Last week, Sally O’Hara, who has lived in St Johns County for decades and is a leader of the Florida Downtown Association, joined with Dr Keys providing enough evidence to convince a county board to designate the iconic motel, with its quaint and quirky atmosphere, pastel-color scheme and walls adorned with pink flamingos, as “culturally significant” to the small beach community. 

“We don’t want Vilano Main Street becoming Anywhere, USA,” O’Hara said.

“Now, there will have to be reviews gone through,” Dr Keys said, explaining that the designation means it will be tougher to demolish.

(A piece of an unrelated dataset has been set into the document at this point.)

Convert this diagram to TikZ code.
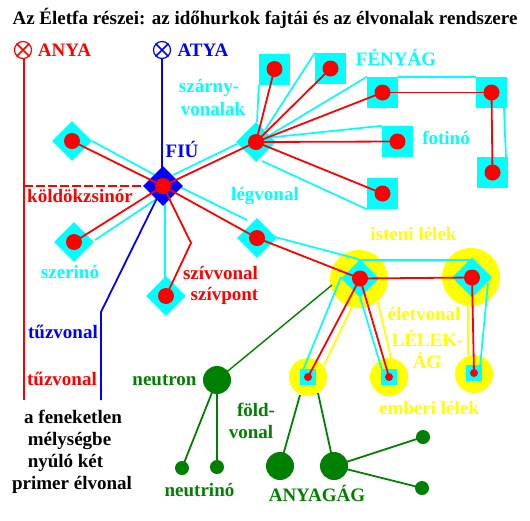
\documentclass[tikz,border=0pt]{standalone}
\usepackage{fontspec}
\setmainfont{Liberation Serif}[BoldFont={Liberation Serif Bold}]
\usetikzlibrary{shapes.geometric}
\definecolor{cy}{RGB}{0,255,255}
\definecolor{ye}{RGB}{255,255,0}
\definecolor{gr}{RGB}{0,128,0}
\definecolor{re}{RGB}{255,0,0}
\definecolor{bl}{RGB}{0,0,255}
\tikzset{
 x=1pt,y=-1pt,
 lab/.style={font=\bfseries\fontsize{19}{21}\selectfont,inner sep=0pt,anchor=center,text height=12pt,text depth=2pt},
 dia/.style={diamond,fill=cy,inner sep=0pt,minimum size=40pt,anchor=center},
 sq/.style={rectangle,fill=cy,inner sep=0pt,minimum size=31pt,anchor=center},
 smsq/.style={rectangle,fill=cy,inner sep=0pt,minimum size=16pt,anchor=center},
 halo/.style={circle,fill=ye,inner sep=0pt,minimum size=38pt,anchor=center},
 bighalo/.style={circle,fill=ye,inner sep=0pt,minimum size=58pt,anchor=center},
 rd/.style={circle,fill=re,inner sep=0pt,minimum size=16pt,anchor=center},
 srd/.style={circle,fill=re,inner sep=0pt,minimum size=8pt,anchor=center},
 gbig/.style={circle,fill=gr,inner sep=0pt,minimum size=28pt,anchor=center},
 gsm/.style={circle,fill=gr,inner sep=0pt,minimum size=14pt,anchor=center},
 rline/.style={draw=re,line width=1.8pt},
 cline/.style={draw=cy,line width=1.7pt},
 yline/.style={draw=ye,line width=1.8pt},
 gline/.style={draw=gr,line width=1.8pt},
 bline/.style={draw=bl,line width=1.8pt},
 knot/.style={circle,draw=#1,line width=1.2pt,inner sep=0pt,minimum size=17pt,anchor=center}
}
\begin{document}
\begin{tikzpicture}
\useasboundingbox (0,0) rectangle (530,520);
\fill[white] (0,0) rectangle (530,520);
% halos
\node[bighalo] (H1) at (359,279) {};
\node[bighalo] (H2) at (471,277) {};
\node[halo] (h1) at (308,377) {};
\node[halo] (h2) at (389,377) {};
\node[halo] (h3) at (474,374) {};
% anchors
\coordinate (F) at (163,186);
\coordinate (W) at (256,142);
\coordinate (L) at (257,238);
\coordinate (I1) at (360,278.5);
\coordinate (I2) at (472,277.5);
% yellow lines
\draw[yline] (352,307) -- (324,365);
\draw[yline] (378,302) -- (391,358);
\draw[yline] (468,305) -- (468,355);
% squares
\node[sq] (s1) at (274.5,69) {};
\node[sq] (s2) at (330.5,68.5) {};
\node[sq] (s3) at (382.5,92.5) {};
\node[sq] (s4) at (491.5,92.5) {};
\node[sq] (s5) at (492.5,172.5) {};
\node[sq] (s6) at (397.5,141.5) {};
\node[sq] (s7) at (382.5,193.5) {};
% cyan lines
\draw[cline] (92,141) -- (155,175);
\draw[cline] (95,240) -- (155,200);
\draw[cline] (173,175) -- (237,144);
\draw[cline] (180,187) -- (247,220);
\draw[cline] (165,200) -- (165,280);
\draw[cline] (257,122) -- (s1.south west);
\draw[cline] (265,130) -- (s2.north west);
\draw[cline] (265,138) -- (s3.north west);
\draw[cline] (265,138) -- (s6.north west);
\draw[cline] (262,161) -- (s7.south west);
\draw[cline] (s3.north east) -- (s4.north west);
\draw[cline] (504,108) -- (505,135) -- (506,157);
\draw[cline] (275,237) -- (358,259);
\draw[cline] (358,260) -- (472,260);
\draw[cline] (341,277) -- (303,370);
\draw[cline] (360,297) -- (382,370);
\draw[cline] (488,283) -- (480,367);
% icons and main lines
\node[knot=re] (anya) at (23,50) {};
\node[knot=bl] (atya) at (162,50) {};
\draw[re,line width=1.6pt] (anya.north west) -- (anya.south east) (anya.north east) -- (anya.south west);
\draw[bl,line width=1.6pt] (atya.north west) -- (atya.south east) (atya.north east) -- (atya.south west);
\coordinate (anyaEnd) at (24,400);
\coordinate (tuzEnd) at (101,400);
\draw[rline] (anya.south) ++(1,0) -- (anyaEnd);
\draw[bline] (atya.south) -- (162,170);
\draw[bline] (F) -- (101,312) -- (tuzEnd);
\draw[rline,dash pattern=on 9pt off 3pt] (24,186) -- (150,186);
% diamonds
\node[diamond,fill=bl,inner sep=0pt,minimum size=40pt,anchor=center] (fiu) at (F) {};
\node[dia] (d1) at (72,141) {};
\node[dia] (d2) at (74,242) {};
\node[dia] (d3) at (W) {};
\node[dia] (d4) at (L) {};
\node[dia] (d5) at (166,296) {};
\node[dia,minimum size=38pt] (d6) at (I1) {};
\node[dia] (d7) at (I2) {};
\node[smsq] (q1) at (308,377) {};
\node[smsq] (q2) at (389,377) {};
\node[smsq] (q3) at (474,373) {};
% red dots
\node[rd] (c0) at (F) {};
\node[rd] (c1) at (d1) {};
\node[rd] (c2) at (d2) {};
\node[rd] (c3) at (W) {};
\node[rd] (c4) at (L) {};
\node[rd] (c5) at (d5) {};
\node[rd] (c6) at (I1) {};
\node[rd] (c7) at (I2) {};
\node[rd] (r1) at (s1) {};
\node[rd] (r2) at (s2) {};
\node[rd] (r3) at (s3) {};
\node[rd] (r4) at (s4) {};
\node[rd] (r5) at (s5) {};
\node[rd] (r6) at (s6) {};
\node[rd] (r7) at (s7) {};
\node[srd] (p1) at (q1) {};
\node[srd] (p2) at (q2) {};
\node[srd] (p3) at (q3) {};
% red lines
\draw[rline] (c0.center) -- (c1.center);
\draw[rline] (c0.center) -- (c2.center);
\draw[rline] (c0.center) -- (c3.center);
\draw[rline] (c0.center) -- (c4.center);
\draw[rline] (c4.center) -- (c6.center);
\draw[rline] (c0.center) -- (191,243) -- (c5.center);
\draw[rline] (c3.center) -- (r1.center);
\draw[rline] (c3.center) -- (r2.center);
\draw[rline] (c3.center) -- (r3.center);
\draw[rline] (c3.center) -- (r6.center);
\draw[rline] (c3.center) -- (r7.center);
\draw[rline] (r3.center) -- (r4.center);
\draw[rline] (r4.center) -- (r5.center);
\draw[rline] (c6.center) -- (c7.center);
\draw[rline] (c7.center) -- (p3.center);
\draw[rline] (c6.center) -- (p1.center);
\draw[rline] (c6.center) -- (p2.center);
% green
\node[gbig] (n) at (217,380) {};
\node[gsm] (n1) at (182,468) {};
\node[gsm] (n2) at (217,467) {};
\node[gbig] (a1) at (280,466) {};
\node[gbig] (a2) at (334,466) {};
\node[gsm] (a3) at (423,437) {};
\node[gsm] (a4) at (422,488) {};
\draw[gline] (n.center) -- (n1.center);
\draw[gline] (n.center) -- (n2.center);
\draw[gline,line width=1.4pt] (n.center) -- (332,285);
\draw[gline] (300,395) -- (a1.center);
\draw[gline] (318,393) -- (a2.center);
\draw[gline] (a2.center) -- (a3.center);
\draw[gline] (a2.center) -- (a4.center);
% labels
\node[lab] (title) at (265,19) {Az Életfa részei: az időhurkok fajtái és az élvonalak rendszere};
\node[lab,text=re] (tanya) at (64.5,51) {ANYA};
\node[lab,text=bl] (tatya) at (203,51) {ATYA};
\node[lab,text=cy] (t1) at (209,87) {szárny-};
\node[lab,text=cy] (t2) at (213,110) {vonalak};
\node[lab,text=bl] (t3) at (182,152) {FIÚ};
\node[lab,text=re] (t4) at (80,197) {köldökzsinór};
\node[lab,text=cy] (t5) at (265,195) {légvonal};
\node[lab,text=cy] (t6) at (70,273) {szerinó};
\node[lab,text=re] (t7) at (220.5,274) {szívvonal};
\node[lab,text=re] (t8) at (224.5,295) {szívpont};
\node[lab,text=cy] (t9) at (396,60) {FÉNYÁG};
\node[lab,text=cy] (t10) at (446,139) {fotinó};
\node[lab,text=ye] (t11) at (413.5,235) {isteni lélek};
\node[lab,text=ye] (t12) at (424,315) {életvonal};
\node[lab,text=ye] (t13) at (427.5,341) {LÉLEK-};
\node[lab,text=ye] (t14) at (427,363) {ÁG};
\node[lab,text=ye] (t15) at (429,409) {emberi lélek};
\node[lab,text=bl] (t16) at (63,333) {tűzvonal};
\node[lab,text=re] (t17) at (62,380) {tűzvonal};
\node[lab,text=gr] (t18) at (164.5,380) {neutron};
\node[lab,text=gr] (t19) at (199.5,491) {neutrinó};
\node[lab,text=gr] (t20) at (256,411) {föld-};
\node[lab,text=gr] (t21) at (251,433) {vonal};
\node[lab,text=gr] (t22) at (317,496) {ANYAGÁG};
\node[lab] (t23) at (73,418) {a feneketlen};
\node[lab] (t24) at (69.5,440) {mélységbe};
\node[lab] (t25) at (65.5,462) {nyúló két};
\node[lab] (t26) at (72,484) {primer élvonal};
\end{tikzpicture}
\end{document}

This situation with the Magic Beach Motel has prompted some nearby residents to look at other spots in Vilano Beach and ask if these places should also be deemed “historic” or “culturally significant”.

“We have a number of historic properties that need protecting,” O’Hara added.  One example cited is the former Barrancotto’s Roma Restaurant.

Carol Anderson, a member of the North Beach Community Alliance, said there is a large group of people interested in keeping the “small beach community vibe” in Vilano Beach.

It was not a surprise to learn that many in the community were relieved when they learned that the sale fell through, but they also want to help the Magic Beach Motel owners.  As for the Jensens, they still would like to sell. O’Hara said the community wants to help them, given the unexpected situation the Jensens are in.

“We’ll try in every way to rally the troops to help them figure out, number one, if they want to do something different with the property, how to do it in a historically correct way,” O’Hara said. “And we’ll seek investors and help them sell.”